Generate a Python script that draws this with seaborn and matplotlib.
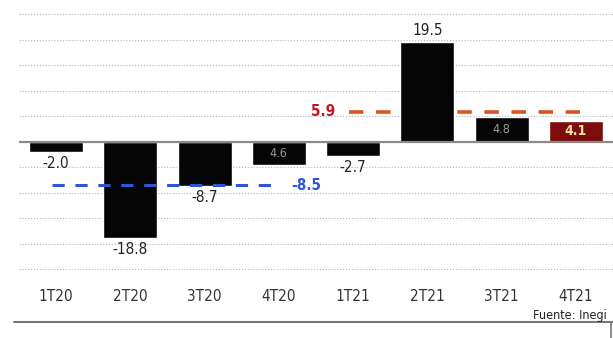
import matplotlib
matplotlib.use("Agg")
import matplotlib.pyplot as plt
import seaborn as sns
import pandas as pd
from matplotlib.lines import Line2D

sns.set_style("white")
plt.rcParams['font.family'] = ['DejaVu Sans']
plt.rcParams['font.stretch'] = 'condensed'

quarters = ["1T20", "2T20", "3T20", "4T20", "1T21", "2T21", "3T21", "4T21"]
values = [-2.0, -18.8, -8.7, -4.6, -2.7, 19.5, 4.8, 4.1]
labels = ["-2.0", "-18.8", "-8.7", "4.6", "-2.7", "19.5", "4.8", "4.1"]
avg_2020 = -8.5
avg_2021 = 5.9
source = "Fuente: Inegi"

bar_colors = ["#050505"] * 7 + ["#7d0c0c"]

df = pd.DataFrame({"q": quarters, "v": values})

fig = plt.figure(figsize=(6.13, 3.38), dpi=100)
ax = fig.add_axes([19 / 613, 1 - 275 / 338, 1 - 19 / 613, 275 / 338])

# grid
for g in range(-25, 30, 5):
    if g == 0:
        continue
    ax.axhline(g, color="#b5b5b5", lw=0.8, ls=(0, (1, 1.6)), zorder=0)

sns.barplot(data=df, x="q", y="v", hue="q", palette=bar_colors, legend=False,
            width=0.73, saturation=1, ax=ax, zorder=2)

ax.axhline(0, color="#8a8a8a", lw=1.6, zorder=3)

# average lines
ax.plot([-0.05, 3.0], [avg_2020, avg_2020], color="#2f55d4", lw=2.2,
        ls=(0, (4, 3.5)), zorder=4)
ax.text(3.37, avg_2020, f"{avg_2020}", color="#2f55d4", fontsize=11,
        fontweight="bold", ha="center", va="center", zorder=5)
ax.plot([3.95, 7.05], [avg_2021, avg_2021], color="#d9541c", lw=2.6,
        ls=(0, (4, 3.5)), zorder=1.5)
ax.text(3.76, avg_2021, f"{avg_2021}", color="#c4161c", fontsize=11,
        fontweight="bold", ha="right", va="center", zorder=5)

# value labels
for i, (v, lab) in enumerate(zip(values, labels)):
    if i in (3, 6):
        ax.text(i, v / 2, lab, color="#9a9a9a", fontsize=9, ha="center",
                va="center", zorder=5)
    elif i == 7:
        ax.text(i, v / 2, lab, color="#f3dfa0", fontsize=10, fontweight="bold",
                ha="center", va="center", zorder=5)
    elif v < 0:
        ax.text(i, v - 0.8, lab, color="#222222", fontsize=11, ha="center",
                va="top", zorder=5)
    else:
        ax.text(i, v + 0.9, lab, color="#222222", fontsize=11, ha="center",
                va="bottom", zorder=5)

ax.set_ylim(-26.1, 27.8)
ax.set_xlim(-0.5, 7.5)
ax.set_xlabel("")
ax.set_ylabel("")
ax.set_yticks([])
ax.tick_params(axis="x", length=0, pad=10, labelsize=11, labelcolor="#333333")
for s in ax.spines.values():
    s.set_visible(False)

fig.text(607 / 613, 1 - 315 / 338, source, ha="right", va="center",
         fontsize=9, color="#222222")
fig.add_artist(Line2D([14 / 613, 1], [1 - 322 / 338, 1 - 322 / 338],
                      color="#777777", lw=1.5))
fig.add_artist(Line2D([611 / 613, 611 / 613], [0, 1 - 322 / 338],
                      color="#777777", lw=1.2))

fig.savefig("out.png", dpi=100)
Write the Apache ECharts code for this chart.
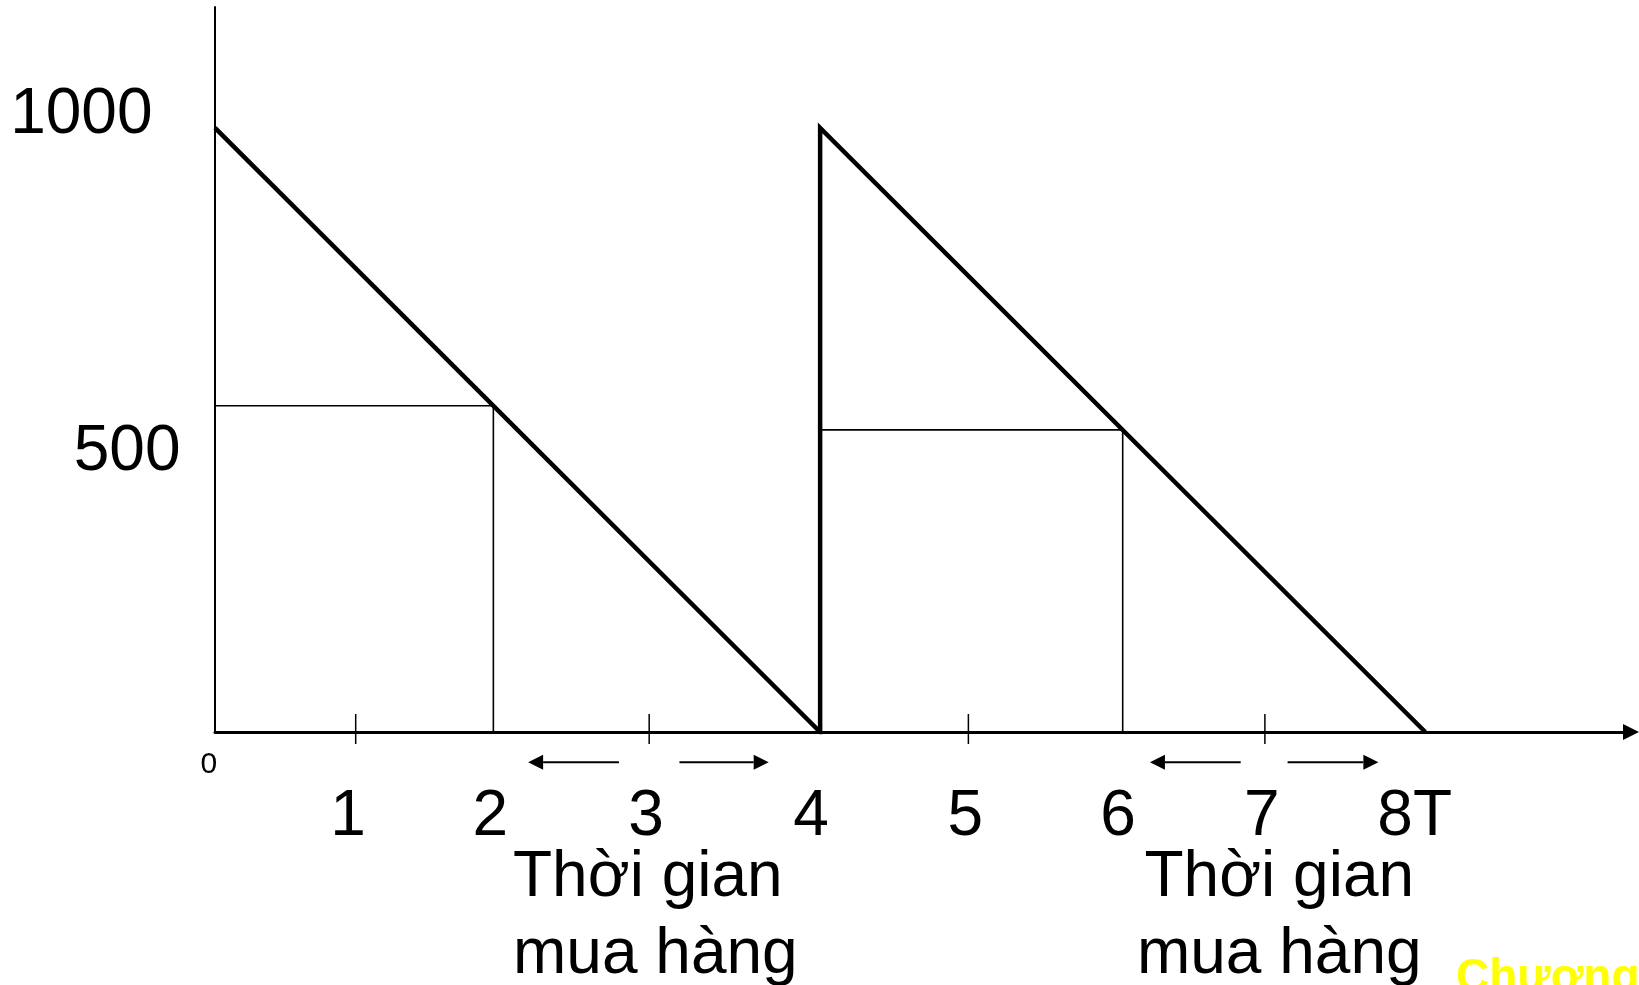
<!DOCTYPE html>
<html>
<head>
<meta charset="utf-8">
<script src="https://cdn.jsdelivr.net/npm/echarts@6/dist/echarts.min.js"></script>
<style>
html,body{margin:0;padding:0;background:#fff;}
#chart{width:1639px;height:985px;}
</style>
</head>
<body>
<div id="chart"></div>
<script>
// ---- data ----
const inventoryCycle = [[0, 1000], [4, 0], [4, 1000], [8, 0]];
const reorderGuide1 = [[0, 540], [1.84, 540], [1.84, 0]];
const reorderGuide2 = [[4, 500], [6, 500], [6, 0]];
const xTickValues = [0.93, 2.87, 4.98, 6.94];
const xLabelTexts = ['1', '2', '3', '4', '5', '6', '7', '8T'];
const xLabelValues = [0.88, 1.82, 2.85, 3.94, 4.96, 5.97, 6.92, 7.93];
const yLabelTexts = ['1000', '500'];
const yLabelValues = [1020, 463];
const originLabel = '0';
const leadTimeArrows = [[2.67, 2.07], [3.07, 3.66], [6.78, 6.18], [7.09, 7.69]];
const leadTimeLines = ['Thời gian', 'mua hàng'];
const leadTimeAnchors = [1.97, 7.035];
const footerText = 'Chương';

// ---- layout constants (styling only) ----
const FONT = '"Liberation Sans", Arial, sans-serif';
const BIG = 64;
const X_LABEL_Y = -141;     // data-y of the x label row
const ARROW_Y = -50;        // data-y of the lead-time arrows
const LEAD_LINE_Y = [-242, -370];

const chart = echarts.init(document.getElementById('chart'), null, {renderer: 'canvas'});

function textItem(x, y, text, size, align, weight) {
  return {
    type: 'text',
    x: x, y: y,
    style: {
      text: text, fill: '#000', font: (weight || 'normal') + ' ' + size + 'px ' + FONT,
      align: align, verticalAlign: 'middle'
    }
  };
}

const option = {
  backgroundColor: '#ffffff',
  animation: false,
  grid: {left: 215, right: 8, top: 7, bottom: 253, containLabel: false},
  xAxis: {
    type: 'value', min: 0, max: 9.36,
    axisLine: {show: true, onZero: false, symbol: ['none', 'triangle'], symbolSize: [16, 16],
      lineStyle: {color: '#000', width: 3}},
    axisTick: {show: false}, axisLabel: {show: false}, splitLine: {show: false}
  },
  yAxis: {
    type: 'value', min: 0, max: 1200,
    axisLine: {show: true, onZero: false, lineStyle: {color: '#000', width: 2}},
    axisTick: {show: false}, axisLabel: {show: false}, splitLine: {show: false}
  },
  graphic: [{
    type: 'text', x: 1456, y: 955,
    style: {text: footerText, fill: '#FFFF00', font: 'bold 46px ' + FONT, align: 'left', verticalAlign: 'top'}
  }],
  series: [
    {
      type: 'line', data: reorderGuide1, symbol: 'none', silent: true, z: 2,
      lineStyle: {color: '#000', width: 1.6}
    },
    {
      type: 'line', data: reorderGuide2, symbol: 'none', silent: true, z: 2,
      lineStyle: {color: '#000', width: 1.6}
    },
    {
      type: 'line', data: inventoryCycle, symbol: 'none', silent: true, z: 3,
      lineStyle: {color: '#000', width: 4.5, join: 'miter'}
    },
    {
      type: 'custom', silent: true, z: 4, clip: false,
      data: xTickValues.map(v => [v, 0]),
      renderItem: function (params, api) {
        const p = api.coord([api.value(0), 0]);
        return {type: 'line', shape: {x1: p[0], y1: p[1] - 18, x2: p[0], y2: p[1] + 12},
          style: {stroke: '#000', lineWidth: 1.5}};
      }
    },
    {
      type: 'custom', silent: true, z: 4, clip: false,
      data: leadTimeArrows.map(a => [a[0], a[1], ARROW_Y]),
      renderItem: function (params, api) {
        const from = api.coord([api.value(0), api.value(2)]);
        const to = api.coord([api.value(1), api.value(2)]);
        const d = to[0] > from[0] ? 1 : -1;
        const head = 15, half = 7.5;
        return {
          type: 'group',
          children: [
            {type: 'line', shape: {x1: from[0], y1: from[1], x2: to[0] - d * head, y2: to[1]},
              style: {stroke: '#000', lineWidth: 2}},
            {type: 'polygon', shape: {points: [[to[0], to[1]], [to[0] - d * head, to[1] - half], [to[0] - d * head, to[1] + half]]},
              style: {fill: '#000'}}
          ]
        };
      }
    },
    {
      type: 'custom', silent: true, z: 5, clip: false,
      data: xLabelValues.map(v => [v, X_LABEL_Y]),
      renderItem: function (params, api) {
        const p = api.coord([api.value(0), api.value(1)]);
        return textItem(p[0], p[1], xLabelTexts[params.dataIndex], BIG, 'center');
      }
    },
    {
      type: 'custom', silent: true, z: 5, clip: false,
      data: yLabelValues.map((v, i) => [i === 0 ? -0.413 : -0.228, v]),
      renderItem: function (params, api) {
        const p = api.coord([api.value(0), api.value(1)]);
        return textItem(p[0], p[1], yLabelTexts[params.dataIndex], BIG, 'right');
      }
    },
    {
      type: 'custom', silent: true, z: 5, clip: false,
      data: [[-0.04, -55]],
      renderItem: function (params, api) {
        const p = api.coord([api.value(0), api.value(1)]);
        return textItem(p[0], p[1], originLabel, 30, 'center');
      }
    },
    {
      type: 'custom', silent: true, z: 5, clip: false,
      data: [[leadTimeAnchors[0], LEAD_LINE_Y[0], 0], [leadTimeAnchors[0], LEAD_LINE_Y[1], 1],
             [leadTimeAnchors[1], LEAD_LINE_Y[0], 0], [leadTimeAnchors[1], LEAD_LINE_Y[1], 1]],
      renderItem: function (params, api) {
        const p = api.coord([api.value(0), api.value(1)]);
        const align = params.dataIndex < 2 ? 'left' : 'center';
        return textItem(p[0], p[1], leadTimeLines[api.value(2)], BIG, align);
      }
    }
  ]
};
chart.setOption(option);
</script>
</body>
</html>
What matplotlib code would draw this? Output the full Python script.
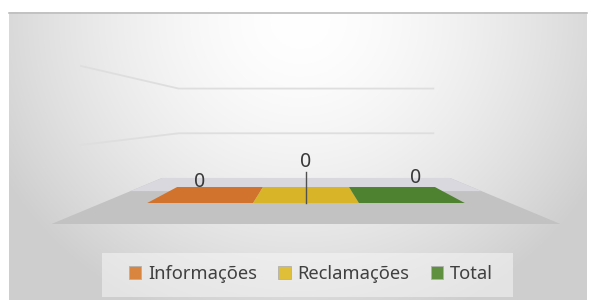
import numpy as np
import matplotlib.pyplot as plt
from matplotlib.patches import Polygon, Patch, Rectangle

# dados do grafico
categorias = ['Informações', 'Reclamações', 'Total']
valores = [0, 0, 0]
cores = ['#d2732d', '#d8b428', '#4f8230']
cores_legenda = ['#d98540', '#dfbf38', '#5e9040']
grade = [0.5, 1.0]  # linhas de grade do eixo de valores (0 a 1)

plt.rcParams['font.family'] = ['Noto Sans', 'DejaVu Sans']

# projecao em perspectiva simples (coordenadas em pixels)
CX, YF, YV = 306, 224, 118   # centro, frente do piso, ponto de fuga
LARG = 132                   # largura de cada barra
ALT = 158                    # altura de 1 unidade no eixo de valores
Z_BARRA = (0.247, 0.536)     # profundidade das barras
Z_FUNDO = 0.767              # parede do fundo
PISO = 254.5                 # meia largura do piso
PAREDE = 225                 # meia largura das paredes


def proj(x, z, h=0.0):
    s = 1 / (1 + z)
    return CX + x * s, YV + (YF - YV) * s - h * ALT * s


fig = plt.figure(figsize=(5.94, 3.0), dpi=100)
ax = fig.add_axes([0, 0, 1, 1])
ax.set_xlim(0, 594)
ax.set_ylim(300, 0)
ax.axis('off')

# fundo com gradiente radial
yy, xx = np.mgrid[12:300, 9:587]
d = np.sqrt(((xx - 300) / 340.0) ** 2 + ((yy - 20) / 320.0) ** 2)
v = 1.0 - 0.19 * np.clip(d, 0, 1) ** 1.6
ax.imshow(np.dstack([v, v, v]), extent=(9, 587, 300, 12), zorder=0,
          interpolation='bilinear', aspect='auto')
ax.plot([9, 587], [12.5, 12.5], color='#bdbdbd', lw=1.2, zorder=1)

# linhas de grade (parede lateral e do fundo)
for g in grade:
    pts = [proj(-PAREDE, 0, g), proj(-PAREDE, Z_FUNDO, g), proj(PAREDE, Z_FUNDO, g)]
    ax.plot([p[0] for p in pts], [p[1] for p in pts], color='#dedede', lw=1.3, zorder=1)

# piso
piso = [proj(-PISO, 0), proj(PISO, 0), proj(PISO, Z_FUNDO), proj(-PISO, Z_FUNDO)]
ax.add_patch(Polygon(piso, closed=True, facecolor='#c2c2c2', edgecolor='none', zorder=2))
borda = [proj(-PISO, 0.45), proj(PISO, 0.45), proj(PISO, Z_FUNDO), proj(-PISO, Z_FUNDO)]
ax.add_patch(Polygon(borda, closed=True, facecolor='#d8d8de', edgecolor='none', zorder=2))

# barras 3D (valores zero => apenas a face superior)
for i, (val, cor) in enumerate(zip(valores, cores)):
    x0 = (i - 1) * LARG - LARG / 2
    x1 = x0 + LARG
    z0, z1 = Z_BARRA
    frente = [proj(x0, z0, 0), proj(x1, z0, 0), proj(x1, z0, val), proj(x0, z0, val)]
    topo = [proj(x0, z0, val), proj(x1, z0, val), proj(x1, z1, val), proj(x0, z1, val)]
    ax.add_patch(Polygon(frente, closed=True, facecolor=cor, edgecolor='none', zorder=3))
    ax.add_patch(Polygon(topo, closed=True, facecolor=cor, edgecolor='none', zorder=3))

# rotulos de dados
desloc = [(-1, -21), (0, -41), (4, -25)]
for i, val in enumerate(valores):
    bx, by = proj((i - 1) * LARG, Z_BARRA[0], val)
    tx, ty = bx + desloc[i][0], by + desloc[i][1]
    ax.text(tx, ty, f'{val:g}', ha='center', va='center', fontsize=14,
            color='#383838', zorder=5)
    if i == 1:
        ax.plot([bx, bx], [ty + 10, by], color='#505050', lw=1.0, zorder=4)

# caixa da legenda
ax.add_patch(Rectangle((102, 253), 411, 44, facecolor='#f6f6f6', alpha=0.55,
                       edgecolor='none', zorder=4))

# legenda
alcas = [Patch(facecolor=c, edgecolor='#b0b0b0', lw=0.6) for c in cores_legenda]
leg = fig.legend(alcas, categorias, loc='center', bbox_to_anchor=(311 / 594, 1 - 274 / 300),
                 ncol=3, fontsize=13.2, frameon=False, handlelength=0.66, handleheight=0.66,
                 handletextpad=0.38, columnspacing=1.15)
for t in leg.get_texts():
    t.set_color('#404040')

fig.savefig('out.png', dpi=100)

= = = = = = =

■ **Written request**
Quote the records above exactly, from the first line through the line containing "from matplotlib.lines import Line2D", and leave out the pictures.

■ **Final result**
Generate a Python script that draws this with seaborn and matplotlib.
import matplotlib
matplotlib.use("Agg")
import matplotlib.pyplot as plt
import seaborn as sns
import pandas as pd
from matplotlib.lines import Line2D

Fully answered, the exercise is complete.